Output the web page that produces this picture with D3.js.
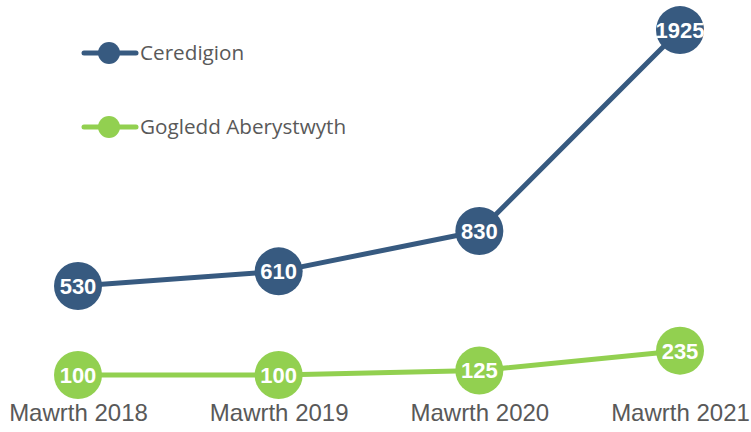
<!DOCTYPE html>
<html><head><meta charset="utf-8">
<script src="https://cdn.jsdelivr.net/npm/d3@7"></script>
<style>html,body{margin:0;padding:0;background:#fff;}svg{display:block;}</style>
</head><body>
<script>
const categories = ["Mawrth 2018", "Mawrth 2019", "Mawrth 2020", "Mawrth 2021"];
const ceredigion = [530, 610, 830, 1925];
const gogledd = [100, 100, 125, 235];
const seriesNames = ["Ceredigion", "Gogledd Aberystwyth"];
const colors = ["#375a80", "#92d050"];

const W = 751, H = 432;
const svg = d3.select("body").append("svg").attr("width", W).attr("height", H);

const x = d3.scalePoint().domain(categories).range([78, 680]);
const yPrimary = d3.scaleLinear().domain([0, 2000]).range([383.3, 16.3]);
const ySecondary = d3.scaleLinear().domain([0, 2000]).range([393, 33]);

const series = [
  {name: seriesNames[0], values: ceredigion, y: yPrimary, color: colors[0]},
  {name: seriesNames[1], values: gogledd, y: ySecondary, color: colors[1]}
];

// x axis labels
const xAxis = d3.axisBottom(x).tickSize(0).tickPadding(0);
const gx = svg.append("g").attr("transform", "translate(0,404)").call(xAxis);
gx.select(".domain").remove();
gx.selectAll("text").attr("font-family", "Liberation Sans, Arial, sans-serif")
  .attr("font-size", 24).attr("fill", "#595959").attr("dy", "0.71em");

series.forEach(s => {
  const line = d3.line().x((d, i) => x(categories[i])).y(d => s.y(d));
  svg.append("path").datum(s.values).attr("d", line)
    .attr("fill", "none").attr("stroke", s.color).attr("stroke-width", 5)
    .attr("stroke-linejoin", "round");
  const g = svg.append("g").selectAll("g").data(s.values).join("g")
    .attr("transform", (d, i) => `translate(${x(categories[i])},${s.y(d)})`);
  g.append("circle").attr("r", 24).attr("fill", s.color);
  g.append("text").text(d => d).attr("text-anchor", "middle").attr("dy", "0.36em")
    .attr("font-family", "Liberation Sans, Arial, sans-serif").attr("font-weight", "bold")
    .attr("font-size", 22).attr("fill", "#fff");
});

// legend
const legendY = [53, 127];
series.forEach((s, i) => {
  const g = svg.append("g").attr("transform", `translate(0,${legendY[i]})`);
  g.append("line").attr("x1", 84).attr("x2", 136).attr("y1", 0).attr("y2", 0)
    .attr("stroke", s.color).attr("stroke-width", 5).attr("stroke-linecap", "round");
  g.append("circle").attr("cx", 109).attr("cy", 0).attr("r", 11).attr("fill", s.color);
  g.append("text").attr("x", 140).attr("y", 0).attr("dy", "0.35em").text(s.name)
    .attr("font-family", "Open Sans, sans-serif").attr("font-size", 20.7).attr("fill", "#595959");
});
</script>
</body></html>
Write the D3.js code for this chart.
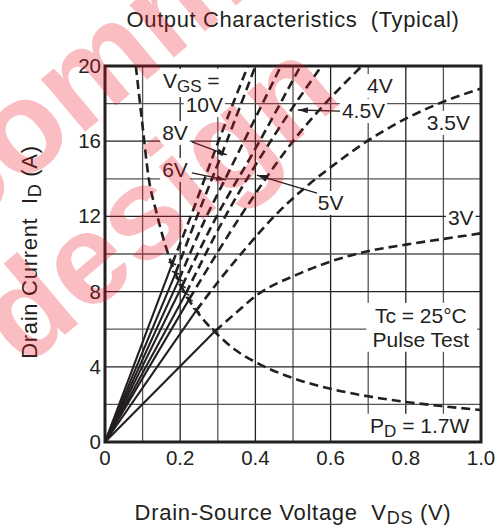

* **Aim**
Transcribe the entries from their first line to the line that holds "d3.scaleLinear().domain([0, 2000]).range([393, 33]);", both included, and skip every picture.

* **Full response**
Output the web page that produces this picture with D3.js.
<!DOCTYPE html>
<html><head><meta charset="utf-8">
<script src="https://cdn.jsdelivr.net/npm/d3@7"></script>
<style>html,body{margin:0;padding:0;background:#fff;}svg{display:block;}</style>
</head><body>
<script>
const categories = ["Mawrth 2018", "Mawrth 2019", "Mawrth 2020", "Mawrth 2021"];
const ceredigion = [530, 610, 830, 1925];
const gogledd = [100, 100, 125, 235];
const seriesNames = ["Ceredigion", "Gogledd Aberystwyth"];
const colors = ["#375a80", "#92d050"];

const W = 751, H = 432;
const svg = d3.select("body").append("svg").attr("width", W).attr("height", H);

const x = d3.scalePoint().domain(categories).range([78, 680]);
const yPrimary = d3.scaleLinear().domain([0, 2000]).range([383.3, 16.3]);
const ySecondary = d3.scaleLinear().domain([0, 2000]).range([393, 33]);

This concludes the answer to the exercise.